Tuesday, May 27, 2014

Is Electronic Dance Music The Ticket To Reach Millennials?

Photo credit: Wikipedia
Being in my forties, I can’t say I have a favorite DJ. I still think of music as something coming out of a guitar. But being in marketing, I can’t ignore the ferocious upswell in popularity of this little thing called “electronic dance music” (EDM). It’s the fastest growing genre of music, leaving hip-hop and rock in the dust. I had read that Millennials are driving the EDM surge and, let’s face it, Millennials are an important nut to crack from a marketing standpoint.

So I contacted an acquaintance, Joshua Erenstein, who I remembered was in the EDM space from his response to a previous Forbes article I wrote.

Joshua is the Co-founder and CEO of LEDM Group, a new agency of sorts organized to help brands navigate the EDM space. I sent a few questions to Joshua and his partner, Matthew Spitz, Co-founder and COO, to help me (and hopefully you) better understand the EDM phenomena and, more to the point, perhaps unlock a new channel to the elusive Millennial audience.

So here are my questions and LEDM’s responses.

What is “electronic dance music” and how is it different technically and musically from other genres?
LEDM: “Electronic dance music is a genre of music generally created on computers using production software and comprises many sub-genres ranging from the slow and soulful to the fast and heavy. Technically speaking, regarding creation of the music, other genres of music like hip-hop and rock use similar computer production software and studio tools to make segments of songs or tinker with their music whereas EDM producers use computers to create a song from inception to completion.

Although the term ‘DJ’ is usually the descriptor for EDM artists, the artists in this space are both DJs and producers. Due to the computer generation of music, the number of songs released by EDM acts in a given year tends to be much higher than the number released by artists in other genres. In their own mixes, both on the radio and live, EDM artists play each other’s music, thus filling these mixes with unexpected content and bringing novelty to performances not seen in other genres.

As for live performances, electronic dance music artists perform live by deejaying, playing their own songs and, again, the songs of other artists, at a range of events held at stadiums or clubs around the world. They are not playing an instrument or singing a song, but instead controlling the crowd’s emotions through expert song selection and sound mixing.”

Why is EDM so popular with Millennials?
LEDM: “Millennials needed a genre to call their own – rock and hip-hop have run their course. Electronic dance music provides a new sound, a fresh energy, and a clean space that needed the attention of the youth generation in order to bring it to prominence. Millennials grew up in the emerging age of social media and they live online, as does EDM, which enables Millennials to consume EDM content via media platforms they are already passionate about. Due to the computerized nature of electronic dance music, the easy ability to share new music from artist to fan and fan to fan is one of the main reasons EDM and Millennials go hand in hand.

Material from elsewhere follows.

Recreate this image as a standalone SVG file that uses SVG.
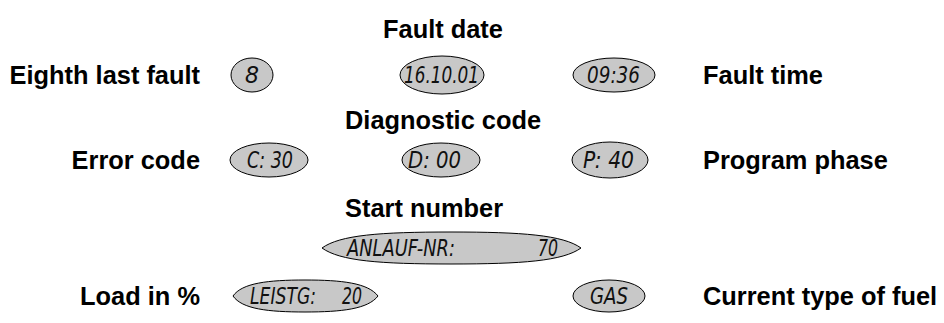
<svg xmlns="http://www.w3.org/2000/svg" width="944" height="323" viewBox="0 0 944 323">
<style>
.lbl{font-family:"Liberation Sans",Arial,sans-serif;font-weight:bold;font-size:25.4px;fill:#000}
.disp{fill:#c8c8c8;stroke:#000;stroke-width:1}
.lcd{font-family:"DejaVu Sans Condensed","DejaVu Sans",sans-serif;font-style:italic;font-size:23px;fill:#111}
</style>
<rect width="944" height="323" fill="#fff"/>
<g id="connectors"/>
<g id="t-fault-date"><text class="lbl" x="383" y="38">Fault date</text></g>
<g id="t-eighth"><text class="lbl" x="200" y="84" text-anchor="end">Eighth last fault</text></g>
<g id="d-8"><ellipse class="disp" cx="252" cy="75" rx="21" ry="17"/><text class="lcd" x="245" y="83" textLength="14" lengthAdjust="spacingAndGlyphs">8</text></g>
<g id="d-date"><ellipse class="disp" cx="442" cy="75" rx="42" ry="19"/><text class="lcd" x="404" y="83" textLength="75" lengthAdjust="spacingAndGlyphs">16.10.01</text></g>
<g id="d-time"><ellipse class="disp" cx="614" cy="75" rx="41" ry="17"/><text class="lcd" x="587" y="83" textLength="53" lengthAdjust="spacingAndGlyphs">09:36</text></g>
<g id="t-fault-time"><text class="lbl" x="703" y="84">Fault time</text></g>
<g id="t-diag"><text class="lbl" x="345" y="129">Diagnostic code</text></g>
<g id="t-error"><text class="lbl" x="200" y="169" text-anchor="end">Error code</text></g>
<g id="d-c"><ellipse class="disp" cx="269" cy="160" rx="39" ry="17"/><text class="lcd" x="247" y="168" textLength="46" lengthAdjust="spacingAndGlyphs">C: 30</text></g>
<g id="d-d"><ellipse class="disp" cx="441" cy="160" rx="39" ry="17"/><text class="lcd" x="408" y="168" textLength="53" lengthAdjust="spacingAndGlyphs">D: 00</text></g>
<g id="d-p"><ellipse class="disp" cx="610" cy="160" rx="38" ry="18"/><text class="lcd" x="583" y="168" textLength="51" lengthAdjust="spacingAndGlyphs">P: 40</text></g>
<g id="t-phase"><text class="lbl" x="703" y="169">Program phase</text></g>
<g id="t-start"><text class="lbl" x="345" y="217">Start number</text></g>
<g id="d-anlauf"><path class="disp" d="M322,248 C340,235 380,232 451,232 C522,232 563,235 581,248 C563,261 522,264 451,264 C380,264 340,261 322,248 Z"/><text class="lcd" x="347" y="256" textLength="108" lengthAdjust="spacingAndGlyphs">ANLAUF-NR:</text><text class="lcd" x="538" y="256" textLength="20" lengthAdjust="spacingAndGlyphs">70</text></g>
<g id="t-load"><text class="lbl" x="200" y="305" text-anchor="end">Load in %</text></g>
<g id="d-leistg"><path class="disp" d="M233,296 C242,283 268,280 305,280 C342,280 368,283 378,296 C368,309 342,312 305,312 C268,312 242,309 233,296 Z"/><text class="lcd" x="250" y="304" textLength="66" lengthAdjust="spacingAndGlyphs">LEISTG:</text><text class="lcd" x="342" y="304" textLength="20" lengthAdjust="spacingAndGlyphs">20</text></g>
<g id="d-gas"><ellipse class="disp" cx="609" cy="296" rx="36" ry="16"/><text class="lcd" x="590" y="304" textLength="38" lengthAdjust="spacingAndGlyphs">GAS</text></g>
<g id="t-fuel"><text class="lbl" x="703" y="305">Current type of fuel</text></g>
</svg>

Discovery is a key attribute Millennials possess and no genre fuels this more than EDM. Millennials crave life experiences on a global scale, and EDM culture nurtures that desire with its worldwide fan base, magical and spectacular festival moments, and the constant flow of content.”

How can brands participate in this movement?
LEDM: “Brands can participate in this movement by aligning with the EDM culture, not exploiting it. If brands can stir up the emotions naturally generated by EDM, then they have the best chance of succeeding. For instance, the campaign Heineken did with Armin van Buuren to encourage responsible drinking worked on multiple levels – it was organic, reflected a sensible alignment, and had a positive message. Other brands that gratuitously feature an EDM artist in a TV spot without any rhyme or reason, are missing the mark.

It’s important to understand that at the foundation of this movement is an underground fan base, who will not receive brand involvement well if it does not provide value to the culture. Aligning with the wrong artist or event and/or deploying a non-authentic creative strategy for a campaign could upset your current and future Millennial consumer.

Add to all that the fact this genre is still emerging, so the “business” of EDM is not as easy for brands to navigate as established genres. Which is really why we started LEDM.”

What is LEDM’s goal in the EDM space?
LEDM: “We exist to help brands navigate the EDM space while simultaneously protecting the culture we’ve personally been a part of for many years. When we fell in love with dance music over a dozen years ago, we knew we wanted to help the community mature and grow.

So our goal is to help brands strike the perfect balance between driving value to the EDM culture and value to the brand. Through our intimate knowledge of the industry and a proprietary artist/label/event evaluation framework, we give brands a customized EDM brand plan that naturally aligns a brand’s identity to this Millennial-centric culture.”

So there you have it.

Big thanks to LEDM’s Joshua and Matthew for the insights. I’m going to keep my eye on this movement. Electronic dance music might just be the “cheat code” we’ve been looking for to effectively reach Millennials. That is, if it’s done right.